Case 2: Free to Play limited, Pay to Play everything (This is the standard for most online games)
The 80 / 20 rule applies here. 80% of the users are free and 20% pay. This means to break even each user must pay $5 per month for the company to break even.

Case 3: Free, Pay to Play, or Pay as you Go. (The way we plan to do it; the Dungeons and Dragon Online way)
75/10/15 Free/PAG/P2P split here. This gets complicated, as you could place the entire weight of the cost on your 15% Pay to play charging $6.67 per month and making profit off the PAG users this won't work. Why? Because that 15% will play something cheaper.
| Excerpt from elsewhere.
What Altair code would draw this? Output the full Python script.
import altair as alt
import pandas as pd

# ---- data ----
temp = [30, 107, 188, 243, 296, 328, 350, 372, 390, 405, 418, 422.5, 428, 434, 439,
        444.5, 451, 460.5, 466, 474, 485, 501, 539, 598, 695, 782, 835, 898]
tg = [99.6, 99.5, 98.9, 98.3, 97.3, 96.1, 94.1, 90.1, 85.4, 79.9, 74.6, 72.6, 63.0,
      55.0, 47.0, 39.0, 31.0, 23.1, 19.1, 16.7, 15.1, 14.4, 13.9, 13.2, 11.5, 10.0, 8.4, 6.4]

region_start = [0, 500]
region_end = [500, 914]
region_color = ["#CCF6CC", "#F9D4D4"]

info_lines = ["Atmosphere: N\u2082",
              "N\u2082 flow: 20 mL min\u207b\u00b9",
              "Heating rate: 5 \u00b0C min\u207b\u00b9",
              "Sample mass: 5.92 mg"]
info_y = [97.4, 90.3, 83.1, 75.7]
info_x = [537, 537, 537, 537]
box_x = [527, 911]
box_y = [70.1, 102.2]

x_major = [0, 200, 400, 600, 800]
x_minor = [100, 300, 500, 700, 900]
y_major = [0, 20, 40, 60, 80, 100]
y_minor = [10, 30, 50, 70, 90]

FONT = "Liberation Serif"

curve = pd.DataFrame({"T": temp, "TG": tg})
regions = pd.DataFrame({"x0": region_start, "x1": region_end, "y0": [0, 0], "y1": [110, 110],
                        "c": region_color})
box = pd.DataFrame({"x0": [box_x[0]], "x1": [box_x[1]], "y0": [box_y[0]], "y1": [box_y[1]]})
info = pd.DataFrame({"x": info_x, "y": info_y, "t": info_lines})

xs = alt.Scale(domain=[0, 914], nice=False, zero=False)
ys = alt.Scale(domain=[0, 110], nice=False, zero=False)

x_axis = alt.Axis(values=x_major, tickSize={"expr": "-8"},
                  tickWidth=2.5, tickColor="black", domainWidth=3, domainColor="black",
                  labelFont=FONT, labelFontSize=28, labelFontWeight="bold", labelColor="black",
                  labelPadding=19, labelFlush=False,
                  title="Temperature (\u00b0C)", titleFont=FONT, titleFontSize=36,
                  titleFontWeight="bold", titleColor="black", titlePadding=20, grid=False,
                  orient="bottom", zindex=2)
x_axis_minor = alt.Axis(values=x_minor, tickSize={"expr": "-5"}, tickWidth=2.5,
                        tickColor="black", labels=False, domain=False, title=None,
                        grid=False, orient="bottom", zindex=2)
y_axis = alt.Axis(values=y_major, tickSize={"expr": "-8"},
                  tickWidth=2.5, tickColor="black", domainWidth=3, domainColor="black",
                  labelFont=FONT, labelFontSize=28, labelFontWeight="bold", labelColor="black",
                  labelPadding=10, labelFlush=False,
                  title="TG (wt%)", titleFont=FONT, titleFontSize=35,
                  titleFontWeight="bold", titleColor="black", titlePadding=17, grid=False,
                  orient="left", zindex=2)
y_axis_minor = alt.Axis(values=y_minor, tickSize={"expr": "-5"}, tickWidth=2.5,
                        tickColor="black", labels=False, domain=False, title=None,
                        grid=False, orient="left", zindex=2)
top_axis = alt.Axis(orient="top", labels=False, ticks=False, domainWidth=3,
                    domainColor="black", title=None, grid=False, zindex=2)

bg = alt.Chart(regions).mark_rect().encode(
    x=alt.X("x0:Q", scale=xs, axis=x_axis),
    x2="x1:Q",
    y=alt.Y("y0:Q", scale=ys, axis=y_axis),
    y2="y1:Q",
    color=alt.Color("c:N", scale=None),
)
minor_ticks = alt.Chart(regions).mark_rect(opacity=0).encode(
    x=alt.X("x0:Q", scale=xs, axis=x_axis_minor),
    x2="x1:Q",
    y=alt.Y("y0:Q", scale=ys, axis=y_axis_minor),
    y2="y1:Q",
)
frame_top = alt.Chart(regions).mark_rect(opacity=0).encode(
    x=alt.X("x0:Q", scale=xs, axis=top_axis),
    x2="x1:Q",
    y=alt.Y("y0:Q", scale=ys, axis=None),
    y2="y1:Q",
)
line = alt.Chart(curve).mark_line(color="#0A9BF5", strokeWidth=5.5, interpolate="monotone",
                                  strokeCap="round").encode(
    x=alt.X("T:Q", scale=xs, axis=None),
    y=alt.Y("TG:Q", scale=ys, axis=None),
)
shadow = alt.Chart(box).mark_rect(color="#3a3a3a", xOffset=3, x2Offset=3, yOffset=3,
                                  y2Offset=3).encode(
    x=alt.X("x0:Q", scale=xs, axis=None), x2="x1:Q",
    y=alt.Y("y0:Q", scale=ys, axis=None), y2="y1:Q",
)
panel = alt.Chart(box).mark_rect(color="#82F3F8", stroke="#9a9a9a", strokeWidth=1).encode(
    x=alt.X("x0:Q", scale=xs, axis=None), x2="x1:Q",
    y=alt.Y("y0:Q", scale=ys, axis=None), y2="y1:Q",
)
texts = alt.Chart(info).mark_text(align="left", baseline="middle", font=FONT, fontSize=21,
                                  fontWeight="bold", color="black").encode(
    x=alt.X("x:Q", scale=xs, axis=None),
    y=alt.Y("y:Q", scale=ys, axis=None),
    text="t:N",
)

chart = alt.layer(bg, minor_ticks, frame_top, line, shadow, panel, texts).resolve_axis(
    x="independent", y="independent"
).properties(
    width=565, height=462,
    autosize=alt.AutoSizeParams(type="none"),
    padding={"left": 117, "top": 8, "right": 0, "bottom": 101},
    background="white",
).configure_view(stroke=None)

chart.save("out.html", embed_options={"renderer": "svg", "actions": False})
So lets assume we have to base our cost on Case 2. This means we fall short $2,500 per month that our Pay as you Go users must cover. This gets unreliable, however. The obvious thing is if each PAG  put in $2.50 per month, the company breaks even. The problem is, Pay as you go won't spend much money during tax season or major traveling holidays because money is tight. It's amazing how someone won't spend $2.50 on a game they play 20 hours a week because they have to buy gas and bottle water for a car trip for three days. The water ends up costing them more in three days then they would have spent on something that would have provided more value to them pound for pound.

So the real hope for a company using this method is the 80/20 from Case 2 applying to the 10% of PAG users, so 2% spending $12.50 per month, two and a half times as much as the Pay to Play. It will cycle through them, so each one ends up spending less each over the course of a year, but they cover shortfalls of each other in some of the slow months.

If you're thinking, "Whoa, these companies are making a killing charging $15 a month", please keep in mind these were simple round numbers for an easy example. Every company has its own cost to run and maintain. Each has a different number of users. There are many factors I'm glossing over to get as the heart of the issue companies face when picking a pricing.

So the next time you buy a drink for a $0.99 plus sales tax and state bottling tax, think about how much your preferred entertainment costs you and how many hours you spend on it. Then do like every other gamer, sit down and start playing, drinking the contents, and quickly forget as you get argo from something that wants to kill your character.